The study, conducted over the last year with nearly 3,000 participants, found that the average company respondent was running seven separate social media campaigns concurrently.  What’s more, two-thirds of the respondents had no reports or metrics into the results of these campaigns, and 65 percent of respondents admitted they had less than two years of experience managing social media for business.

Any effort that is this haphazard is destined for failure.  Accountable measures of social media efficacy for business are available, and should be implemented to gauge the successful and unsuccessful portions of the campaign.  Here are three I find indispensible:

1)     How many meaningful product conversations have you had stemming from your social media outreach?
These conversations don’t have to yield a direct sale (it would be nice if they did, though), but if you’re putting effort into developing a social media presence, you should be gaining knowledge about your product from customers, informing them about your services and advocating your strengths as an organization.

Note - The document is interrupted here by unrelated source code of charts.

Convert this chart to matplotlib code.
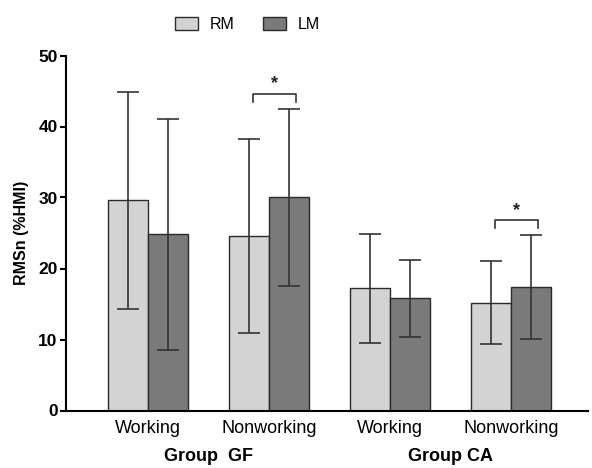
import numpy as np
import matplotlib.pyplot as plt

plt.rcParams['font.family'] = ['Liberation Sans', 'DejaVu Sans']

conditions = ['Working', 'Nonworking', 'Working', 'Nonworking']
groups = ['Group  GF', 'Group CA']
rm_mean = [29.6, 24.6, 17.2, 15.2]
rm_sd = [15.3, 13.7, 7.7, 5.8]
lm_mean = [24.8, 30.0, 15.8, 17.4]
lm_sd = [16.3, 12.4, 5.4, 7.3]
# significance brackets: (pair index, bracket height)
sig_pairs = [(1, 44.6), (3, 26.8)]

fig = plt.figure(figsize=(5.92, 4.68), dpi=100)
ax = fig.add_axes([66 / 592, 1 - 410.5 / 468, 522 / 592, 355 / 468])

x = np.arange(len(conditions))
w = 0.33
ekw = dict(ecolor='#333333', elinewidth=1.2, capsize=8, capthick=1.2, fmt='none')

ax.bar(x - w / 2, rm_mean, w, color='#d3d3d3', edgecolor='#2a2a2a', linewidth=1.0, label='RM', zorder=2)
ax.bar(x + w / 2, lm_mean, w, color='#7a7a7a', edgecolor='#2a2a2a', linewidth=1.0, label='LM', zorder=2)
ax.errorbar(x - w / 2, rm_mean, yerr=rm_sd, zorder=3, **ekw)
ax.errorbar(x + w / 2, lm_mean, yerr=lm_sd, zorder=3, **ekw)

for i, h in sig_pairs:
    x0, x1 = i - w / 2 + 0.03, i + w / 2 + 0.06
    ax.plot([x0, x0, x1, x1], [h - 1.1, h, h, h - 1.1], color='#333333', lw=1.2, zorder=3)
    ax.text((x0 + x1) / 2, h + 0.2, '*', ha='center', va='bottom', fontsize=13,
            fontweight='bold', color='#222222')

ax.set_xlim(-0.678, 3.636)
ax.set_ylim(0, 50)
ax.set_yticks([0, 10, 20, 30, 40, 50])
ax.set_xticks(x)
ax.set_xticklabels(conditions, fontsize=13)
ax.tick_params(axis='x', length=0, pad=7)
ax.tick_params(axis='y', length=4, width=1.5, pad=2)
for lab in ax.get_yticklabels():
    lab.set_fontweight('bold')
    lab.set_fontsize(12.5)
for s in ['top', 'right']:
    ax.spines[s].set_visible(False)
for s in ['left', 'bottom']:
    ax.spines[s].set_linewidth(1.5)
ax.set_ylabel('RMSn (%HMI)', fontsize=11.5, fontweight='bold', labelpad=7)

for gi, g in enumerate(groups):
    ax.text(gi * 2 + 0.5, -0.13, g, transform=ax.get_xaxis_transform(),
            ha='center', va='center', fontsize=13, fontweight='bold')

fig.legend(loc='upper center', bbox_to_anchor=(0.418, 0.995), ncol=2, frameon=False,
           fontsize=11.5, handlelength=1.45, handleheight=0.85, handletextpad=0.7,
           columnspacing=1.8)

fig.savefig('out.png', dpi=100)
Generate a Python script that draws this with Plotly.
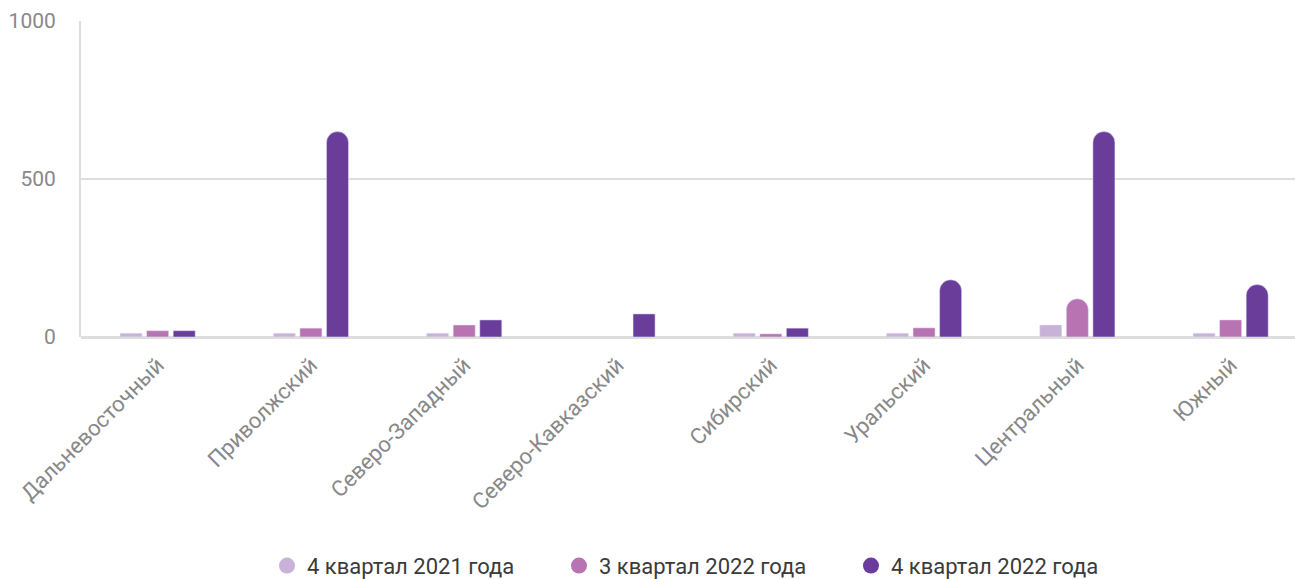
import plotly.graph_objects as go

categories = ["Дальневосточный", "Приволжский", "Северо-Западный", "Северо-Кавказский",
              "Сибирский", "Уральский", "Центральный", "Южный"]
series_names = ["4 квартал 2021 года", "3 квартал 2022 года", "4 квартал 2022 года"]
q4_2021 = [12, 12, 12, None, 12, 12, 38, 12]
q3_2022 = [20, 28, 38, None, 10, 29, 121, 54]
q4_2022 = [20, 650, 54, 73, 28, 181, 650, 166]
colors = ["#c9b2d7", "#b873b3", "#6a3d9a"]
y_ticks = [0, 500, 1000]

ROUND_MIN = 100  # taller bars have rounded tops

fig = go.Figure()
for name, vals, col in zip(series_names, [q4_2021, q3_2022, q4_2022], colors):
    tall = [v if (v is not None and v > ROUND_MIN) else None for v in vals]
    short = [v if (v is not None and v <= ROUND_MIN) else None for v in vals]
    fig.add_trace(go.Bar(x=categories, y=tall, name=name, marker=dict(color=col, cornerradius=11),
                         offsetgroup=name, legendgroup=name, showlegend=False, hoverinfo="skip"))
    fig.add_trace(go.Bar(x=categories, y=short, name=name, marker=dict(color=col),
                         offsetgroup=name, legendgroup=name, showlegend=False))
    fig.add_trace(go.Scatter(x=[None], y=[None], mode="markers", name=name, legendgroup=name,
                             marker=dict(color=col, size=22, symbol="circle")))

fig.update_layout(
    width=1295, height=579,
    margin=dict(l=81, r=0, t=21, b=242, autoexpand=False),
    paper_bgcolor="white", plot_bgcolor="white",
    barmode="group", bargap=0.48, bargroupgap=0.17,
    font=dict(family="Roboto", color="#888888"),
    showlegend=True,
    legend=dict(orientation="h", x=0.514, xanchor="center", y=-0.724, yanchor="middle",
                font=dict(size=22, color="#3a3a3a"), entrywidth=247, entrywidthmode="pixels",
                itemsizing="trace"),
    xaxis=dict(range=[-0.5, 7.42], tickangle=-45, tickfont=dict(size=22, color="#888888"),
               showgrid=False, showline=False, zeroline=False, ticks="", automargin=False,
               ticklabelstandoff=10),
    yaxis=dict(range=[0, 1000], tickvals=y_ticks, tickfont=dict(size=21, color="#888888"),
               showgrid=True, gridcolor="#dddddd", gridwidth=2,
               zeroline=True, zerolinecolor="#dddddd", zerolinewidth=3,
               showline=True, linecolor="#dddddd", linewidth=2,
               ticks="", ticklabelstandoff=19, automargin=False),
)

fig.write_html("out.html", config={"displayModeBar": False},
               post_script="document.body.style.margin='0';")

2)     How many times has your company been mentioned on blogs or on social networks?
Your social media presence should be providing a visibility increase if it’s executed thoughtfully and diligently.  You need to be involved in conversations about your specific industry, product type, or service area.  These conversations are taking place (it takes some exploration to find them usually), but influencing them through participation is one of the surefire methods of creating value through social media outreach.

3)     How many efforts have been complete failures?
If you can’t identify at least three clear failures in your social media campaigns that have been remedied, you’re either not being creative enough or you’re being too obstinate when confronted with the evidence of flawed practices.  Course correction is essential in social media presence.  The landscape is fluid, not static, and your presence must mirror the reality of the media to be a positive business extension.  I don’t intend this as license to abandon specific initiatives if they haven’t produced results in a week, because successful social media presence development takes serious time.  But you need to be honest and realistic when concerted effort over time is not producing results.

What are others you’ve found to be crucial in social media development?